▶ _What you are asked to do_
Write the data out again, character for character, with no images.

───── Given data ─────

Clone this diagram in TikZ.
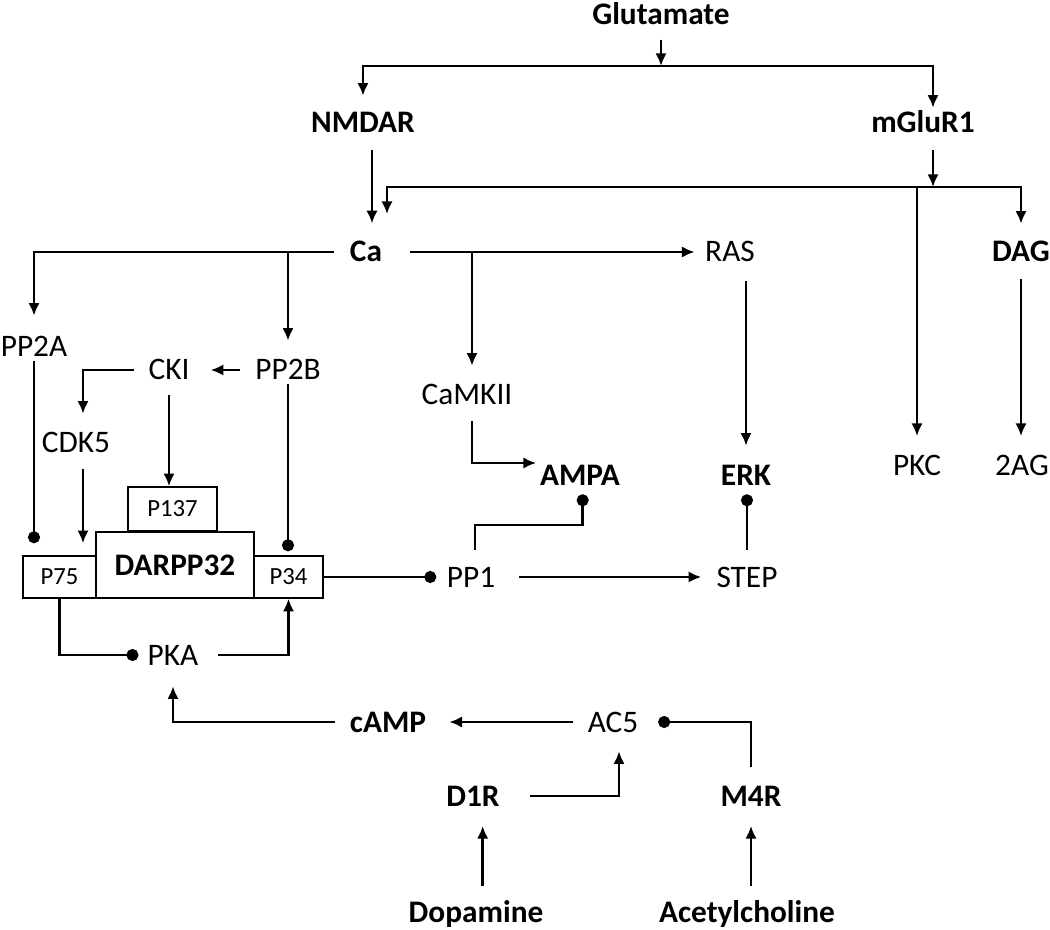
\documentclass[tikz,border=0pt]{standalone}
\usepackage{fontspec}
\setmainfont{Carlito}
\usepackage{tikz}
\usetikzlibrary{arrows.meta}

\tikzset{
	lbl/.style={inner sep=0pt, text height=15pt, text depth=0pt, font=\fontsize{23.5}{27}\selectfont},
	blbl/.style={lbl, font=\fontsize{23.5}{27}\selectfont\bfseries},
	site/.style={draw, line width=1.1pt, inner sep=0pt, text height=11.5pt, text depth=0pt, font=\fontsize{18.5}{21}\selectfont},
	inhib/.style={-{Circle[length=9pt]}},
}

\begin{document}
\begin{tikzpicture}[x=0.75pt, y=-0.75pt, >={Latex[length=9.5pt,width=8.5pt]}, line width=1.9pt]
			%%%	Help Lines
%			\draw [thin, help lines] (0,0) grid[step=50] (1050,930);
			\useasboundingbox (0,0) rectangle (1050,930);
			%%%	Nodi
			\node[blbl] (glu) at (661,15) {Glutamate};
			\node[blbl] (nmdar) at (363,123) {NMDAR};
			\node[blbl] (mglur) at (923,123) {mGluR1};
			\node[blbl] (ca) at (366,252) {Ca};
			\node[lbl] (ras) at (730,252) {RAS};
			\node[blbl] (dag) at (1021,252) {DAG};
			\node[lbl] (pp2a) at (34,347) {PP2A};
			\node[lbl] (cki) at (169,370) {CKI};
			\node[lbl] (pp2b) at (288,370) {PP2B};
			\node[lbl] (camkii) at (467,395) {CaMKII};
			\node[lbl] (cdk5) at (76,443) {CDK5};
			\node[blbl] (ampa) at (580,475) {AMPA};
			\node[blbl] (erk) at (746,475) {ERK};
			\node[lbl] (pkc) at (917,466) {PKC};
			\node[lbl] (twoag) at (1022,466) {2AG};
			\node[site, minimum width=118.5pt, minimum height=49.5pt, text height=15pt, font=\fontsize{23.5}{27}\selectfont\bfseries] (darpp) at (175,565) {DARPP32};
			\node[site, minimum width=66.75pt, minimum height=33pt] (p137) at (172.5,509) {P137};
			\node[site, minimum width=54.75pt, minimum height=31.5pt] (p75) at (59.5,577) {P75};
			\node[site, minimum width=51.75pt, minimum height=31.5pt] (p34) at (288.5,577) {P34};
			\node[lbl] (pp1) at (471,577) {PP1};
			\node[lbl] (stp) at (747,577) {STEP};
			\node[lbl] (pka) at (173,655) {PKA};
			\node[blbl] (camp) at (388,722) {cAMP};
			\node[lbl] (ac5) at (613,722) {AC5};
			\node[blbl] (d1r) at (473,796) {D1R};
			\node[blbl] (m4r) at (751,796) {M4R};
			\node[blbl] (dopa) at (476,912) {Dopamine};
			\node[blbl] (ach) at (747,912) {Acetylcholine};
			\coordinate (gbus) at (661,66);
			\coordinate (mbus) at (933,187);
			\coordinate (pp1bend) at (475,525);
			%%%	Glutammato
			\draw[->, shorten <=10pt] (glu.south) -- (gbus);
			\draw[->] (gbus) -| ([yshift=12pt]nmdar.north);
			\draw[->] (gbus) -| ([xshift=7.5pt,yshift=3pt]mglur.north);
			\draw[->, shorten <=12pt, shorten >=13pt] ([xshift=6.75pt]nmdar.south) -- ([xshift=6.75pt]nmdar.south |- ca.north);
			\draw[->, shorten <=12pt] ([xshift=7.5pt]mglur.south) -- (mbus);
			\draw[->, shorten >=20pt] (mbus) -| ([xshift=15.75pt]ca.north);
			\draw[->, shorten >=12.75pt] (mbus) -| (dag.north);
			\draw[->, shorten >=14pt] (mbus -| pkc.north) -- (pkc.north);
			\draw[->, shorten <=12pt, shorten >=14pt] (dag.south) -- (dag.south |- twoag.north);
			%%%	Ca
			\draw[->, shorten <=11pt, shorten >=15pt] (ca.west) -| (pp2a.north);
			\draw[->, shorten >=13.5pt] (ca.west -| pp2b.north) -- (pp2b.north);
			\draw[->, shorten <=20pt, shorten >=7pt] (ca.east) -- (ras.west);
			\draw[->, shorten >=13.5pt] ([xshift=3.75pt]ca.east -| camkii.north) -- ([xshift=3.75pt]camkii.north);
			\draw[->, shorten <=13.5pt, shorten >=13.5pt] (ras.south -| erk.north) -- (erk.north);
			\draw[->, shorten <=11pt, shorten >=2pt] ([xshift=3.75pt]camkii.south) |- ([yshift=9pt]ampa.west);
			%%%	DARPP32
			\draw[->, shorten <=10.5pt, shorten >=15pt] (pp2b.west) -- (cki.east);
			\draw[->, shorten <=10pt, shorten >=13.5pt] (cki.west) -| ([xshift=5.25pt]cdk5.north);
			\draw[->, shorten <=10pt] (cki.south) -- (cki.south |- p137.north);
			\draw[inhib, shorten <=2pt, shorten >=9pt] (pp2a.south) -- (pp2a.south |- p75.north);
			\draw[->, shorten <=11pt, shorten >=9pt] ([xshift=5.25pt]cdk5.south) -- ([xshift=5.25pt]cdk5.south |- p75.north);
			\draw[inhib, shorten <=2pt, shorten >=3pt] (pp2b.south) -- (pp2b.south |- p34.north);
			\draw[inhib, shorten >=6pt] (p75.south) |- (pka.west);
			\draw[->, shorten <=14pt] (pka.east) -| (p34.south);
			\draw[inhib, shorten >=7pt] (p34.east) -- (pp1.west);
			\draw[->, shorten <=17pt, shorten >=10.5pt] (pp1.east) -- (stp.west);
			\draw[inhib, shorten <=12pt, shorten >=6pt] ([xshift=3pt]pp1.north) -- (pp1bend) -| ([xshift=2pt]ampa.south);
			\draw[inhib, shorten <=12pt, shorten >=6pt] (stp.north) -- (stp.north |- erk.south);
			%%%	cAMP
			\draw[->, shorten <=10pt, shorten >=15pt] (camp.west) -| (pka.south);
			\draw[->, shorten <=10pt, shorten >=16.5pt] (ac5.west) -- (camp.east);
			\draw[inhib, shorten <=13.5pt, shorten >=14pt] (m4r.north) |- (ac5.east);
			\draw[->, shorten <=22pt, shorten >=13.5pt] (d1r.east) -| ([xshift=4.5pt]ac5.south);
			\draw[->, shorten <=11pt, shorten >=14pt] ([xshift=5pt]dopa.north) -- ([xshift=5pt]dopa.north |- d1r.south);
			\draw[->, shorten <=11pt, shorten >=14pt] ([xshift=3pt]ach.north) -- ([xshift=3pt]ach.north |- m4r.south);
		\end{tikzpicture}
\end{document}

─────

▶ _Output of the task_
Clone this diagram in TikZ.
\documentclass[tikz,border=0pt]{standalone}
\usepackage{fontspec}
\setmainfont{Carlito}
\usepackage{tikz}
\usetikzlibrary{arrows.meta}

\tikzset{
	lbl/.style={inner sep=0pt, text height=15pt, text depth=0pt, font=\fontsize{23.5}{27}\selectfont},
	blbl/.style={lbl, font=\fontsize{23.5}{27}\selectfont\bfseries},
	site/.style={draw, line width=1.1pt, inner sep=0pt, text height=11.5pt, text depth=0pt, font=\fontsize{18.5}{21}\selectfont},
	inhib/.style={-{Circle[length=9pt]}},
}

\begin{document}
\begin{tikzpicture}[x=0.75pt, y=-0.75pt, >={Latex[length=9.5pt,width=8.5pt]}, line width=1.9pt]
			%%%	Help Lines
%			\draw [thin, help lines] (0,0) grid[step=50] (1050,930);
			\useasboundingbox (0,0) rectangle (1050,930);
			%%%	Nodi
			\node[blbl] (glu) at (661,15) {Glutamate};
			\node[blbl] (nmdar) at (363,123) {NMDAR};
			\node[blbl] (mglur) at (923,123) {mGluR1};
			\node[blbl] (ca) at (366,252) {Ca};
			\node[lbl] (ras) at (730,252) {RAS};
			\node[blbl] (dag) at (1021,252) {DAG};
			\node[lbl] (pp2a) at (34,347) {PP2A};
			\node[lbl] (cki) at (169,370) {CKI};
			\node[lbl] (pp2b) at (288,370) {PP2B};
			\node[lbl] (camkii) at (467,395) {CaMKII};
			\node[lbl] (cdk5) at (76,443) {CDK5};
			\node[blbl] (ampa) at (580,475) {AMPA};
			\node[blbl] (erk) at (746,475) {ERK};
			\node[lbl] (pkc) at (917,466) {PKC};
			\node[lbl] (twoag) at (1022,466) {2AG};
			\node[site, minimum width=118.5pt, minimum height=49.5pt, text height=15pt, font=\fontsize{23.5}{27}\selectfont\bfseries] (darpp) at (175,565) {DARPP32};
			\node[site, minimum width=66.75pt, minimum height=33pt] (p137) at (172.5,509) {P137};
			\node[site, minimum width=54.75pt, minimum height=31.5pt] (p75) at (59.5,577) {P75};
			\node[site, minimum width=51.75pt, minimum height=31.5pt] (p34) at (288.5,577) {P34};
			\node[lbl] (pp1) at (471,577) {PP1};
			\node[lbl] (stp) at (747,577) {STEP};
			\node[lbl] (pka) at (173,655) {PKA};
			\node[blbl] (camp) at (388,722) {cAMP};
			\node[lbl] (ac5) at (613,722) {AC5};
			\node[blbl] (d1r) at (473,796) {D1R};
			\node[blbl] (m4r) at (751,796) {M4R};
			\node[blbl] (dopa) at (476,912) {Dopamine};
			\node[blbl] (ach) at (747,912) {Acetylcholine};
			\coordinate (gbus) at (661,66);
			\coordinate (mbus) at (933,187);
			\coordinate (pp1bend) at (475,525);
			%%%	Glutammato
			\draw[->, shorten <=10pt] (glu.south) -- (gbus);
			\draw[->] (gbus) -| ([yshift=12pt]nmdar.north);
			\draw[->] (gbus) -| ([xshift=7.5pt,yshift=3pt]mglur.north);
			\draw[->, shorten <=12pt, shorten >=13pt] ([xshift=6.75pt]nmdar.south) -- ([xshift=6.75pt]nmdar.south |- ca.north);
			\draw[->, shorten <=12pt] ([xshift=7.5pt]mglur.south) -- (mbus);
			\draw[->, shorten >=20pt] (mbus) -| ([xshift=15.75pt]ca.north);
			\draw[->, shorten >=12.75pt] (mbus) -| (dag.north);
			\draw[->, shorten >=14pt] (mbus -| pkc.north) -- (pkc.north);
			\draw[->, shorten <=12pt, shorten >=14pt] (dag.south) -- (dag.south |- twoag.north);
			%%%	Ca
			\draw[->, shorten <=11pt, shorten >=15pt] (ca.west) -| (pp2a.north);
			\draw[->, shorten >=13.5pt] (ca.west -| pp2b.north) -- (pp2b.north);
			\draw[->, shorten <=20pt, shorten >=7pt] (ca.east) -- (ras.west);
			\draw[->, shorten >=13.5pt] ([xshift=3.75pt]ca.east -| camkii.north) -- ([xshift=3.75pt]camkii.north);
			\draw[->, shorten <=13.5pt, shorten >=13.5pt] (ras.south -| erk.north) -- (erk.north);
			\draw[->, shorten <=11pt, shorten >=2pt] ([xshift=3.75pt]camkii.south) |- ([yshift=9pt]ampa.west);
			%%%	DARPP32
			\draw[->, shorten <=10.5pt, shorten >=15pt] (pp2b.west) -- (cki.east);
			\draw[->, shorten <=10pt, shorten >=13.5pt] (cki.west) -| ([xshift=5.25pt]cdk5.north);
			\draw[->, shorten <=10pt] (cki.south) -- (cki.south |- p137.north);
			\draw[inhib, shorten <=2pt, shorten >=9pt] (pp2a.south) -- (pp2a.south |- p75.north);
			\draw[->, shorten <=11pt, shorten >=9pt] ([xshift=5.25pt]cdk5.south) -- ([xshift=5.25pt]cdk5.south |- p75.north);
			\draw[inhib, shorten <=2pt, shorten >=3pt] (pp2b.south) -- (pp2b.south |- p34.north);
			\draw[inhib, shorten >=6pt] (p75.south) |- (pka.west);
			\draw[->, shorten <=14pt] (pka.east) -| (p34.south);
			\draw[inhib, shorten >=7pt] (p34.east) -- (pp1.west);
			\draw[->, shorten <=17pt, shorten >=10.5pt] (pp1.east) -- (stp.west);
			\draw[inhib, shorten <=12pt, shorten >=6pt] ([xshift=3pt]pp1.north) -- (pp1bend) -| ([xshift=2pt]ampa.south);
			\draw[inhib, shorten <=12pt, shorten >=6pt] (stp.north) -- (stp.north |- erk.south);
			%%%	cAMP
			\draw[->, shorten <=10pt, shorten >=15pt] (camp.west) -| (pka.south);
			\draw[->, shorten <=10pt, shorten >=16.5pt] (ac5.west) -- (camp.east);
			\draw[inhib, shorten <=13.5pt, shorten >=14pt] (m4r.north) |- (ac5.east);
			\draw[->, shorten <=22pt, shorten >=13.5pt] (d1r.east) -| ([xshift=4.5pt]ac5.south);
			\draw[->, shorten <=11pt, shorten >=14pt] ([xshift=5pt]dopa.north) -- ([xshift=5pt]dopa.north |- d1r.south);
			\draw[->, shorten <=11pt, shorten >=14pt] ([xshift=3pt]ach.north) -- ([xshift=3pt]ach.north |- m4r.south);
		\end{tikzpicture}
\end{document}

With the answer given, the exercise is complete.